# Movie Ratings Prediction

## Load packages

In [2]:
import pandas as pd
# import matplotlib.pyplot as plt
import numpy as np
import seaborn as sns

from scipy.sparse import dok_matrix

from sklearn.decomposition import NMF

from sklearn.metrics import mean_squared_error

## Load data

In [3]:
users = pd.read_csv('data/movie-ratings-data/users.csv')
movies = pd.read_csv('data/movie-ratings-data/movies.csv')
train = pd.read_csv('data/movie-ratings-data/train.csv')
test = pd.read_csv('data/movie-ratings-data/test.csv')

## Process data

### Match user and movie ID's to indices

In [4]:
uid2idx = {row['uID']: index for index, row in users.iterrows()}
mid2idx = {row['mID']: index for index, row in movies.iterrows()}

### Generate the user-movie rating matrix

In [5]:
num_users = users['uID'].nunique()
num_movies = movies['mID'].nunique()
rating_matrix_train = dok_matrix((num_users, num_movies), dtype=np.float32)

for _, row in train.iterrows():
    idx_movie = mid2idx[row['mID']]
    idx_user = uid2idx[row['uID']]
    rating_matrix_train[idx_user, idx_movie] = row['rating']

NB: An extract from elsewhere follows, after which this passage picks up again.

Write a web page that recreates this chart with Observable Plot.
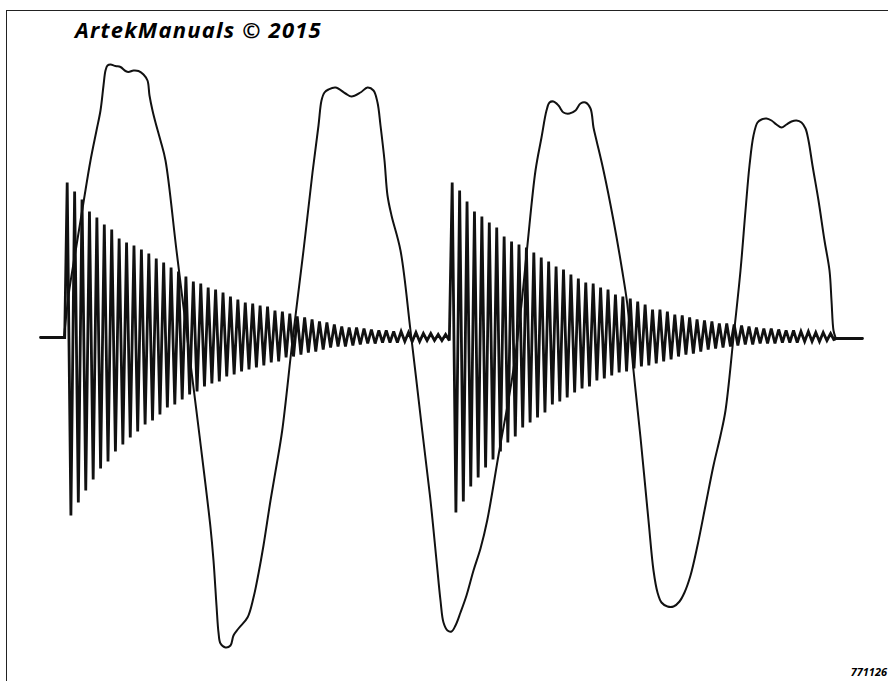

### Define and train the NMF model

In [6]:
nmf_model = NMF(n_components=20, init='random', random_state=0)
nmf_model.fit(rating_matrix_train)

W = nmf_model.transform(rating_matrix_train)
H = nmf_model.components_

# Predict ratings for the test set
rating_matrix_train_pred = np.dot(W, H)

### Generate predictions

In [7]:
train_pred = train.copy()
train_pred['rating_pred'] = np.nan

for index, row in train_pred.iterrows():
    idx_movie = mid2idx[row['mID']]
    idx_user = uid2idx[row['uID']]
    train_pred.loc[index, 'rating_pred'] = rating_matrix_train_pred[idx_user, idx_movie]

### Clip the prediction values

In [8]:
train_pred.loc[train_pred['rating_pred'] > 5, 'rating_pred'] = 5.
train_pred.loc[train_pred['rating_pred'] < 1, 'rating_pred'] = 1.
train_pred['rating_pred'] = train_pred['rating_pred'].round()

### Evaluate model performance

In [9]:
train_rmse = mean_squared_error(train_pred['rating'], train_pred['rating_pred'], squared=False)
print(f'RMSE in train data: {train_rmse:.4f}')

RMSE in train data: 2.5018


In [10]:
test_pred = test.copy()
test_pred['rating_pred'] = np.nan

for index, row in test_pred.iterrows():
    idx_movie = mid2idx[row['mID']]
    idx_user = uid2idx[row['uID']]
    test_pred.loc[index, 'rating_pred'] = rating_matrix_train_pred[idx_user, idx_movie]
    
                                               
test_pred.loc[test_pred['rating_pred'] > 5, 'rating_pred'] = 5.
test_pred.loc[test_pred['rating_pred'] < 1, 'rating_pred'] = 1.
test_pred['rating_pred'] = test_pred['rating_pred'].round()  



test_rmse = mean_squared_error(test_pred['rating'], test_pred['rating_pred'], squared=False)
print(f'RMSE in test data: {test_rmse:.4f}')

RMSE in test data: 2.5597


## Discussion

The RMSE from both train and test datasets are much higher than Week 3 homework. There are multiple potential reasons why non-negative matrix facorization did not work well compared to simple baseline or similarity-based methods we used in last homework. 

### Sparsity?

In [14]:
total_elements = num_users * num_movies
non_zero_elements = len(rating_matrix_train.keys())
sparsity = non_zero_elements / total_elements
print(f'{(100 * sparsity):.2f}% of the rating matrix have valid values')

2.99% of the rating matrix has valid values


Matrix factorization relies on a user-item matrix where most entries are filled with ratings. However, the calculation above shows that our dataset is very sparse. We expect matrix factorization to struggle.

One way to fix this issue is to gather more rating data. 

### Hyperparameter?

When we defined the NMF model, we arbitrarily picked the number of latent factors to be 20. But the performance of matrix factorization will be sensitive to this hyperparameter. Other regularization hyperparameters might influence the model performance as well. 

The fix would be to experiment with different values for hyperparameters (potentially via cross-validation) to find the optimal settings.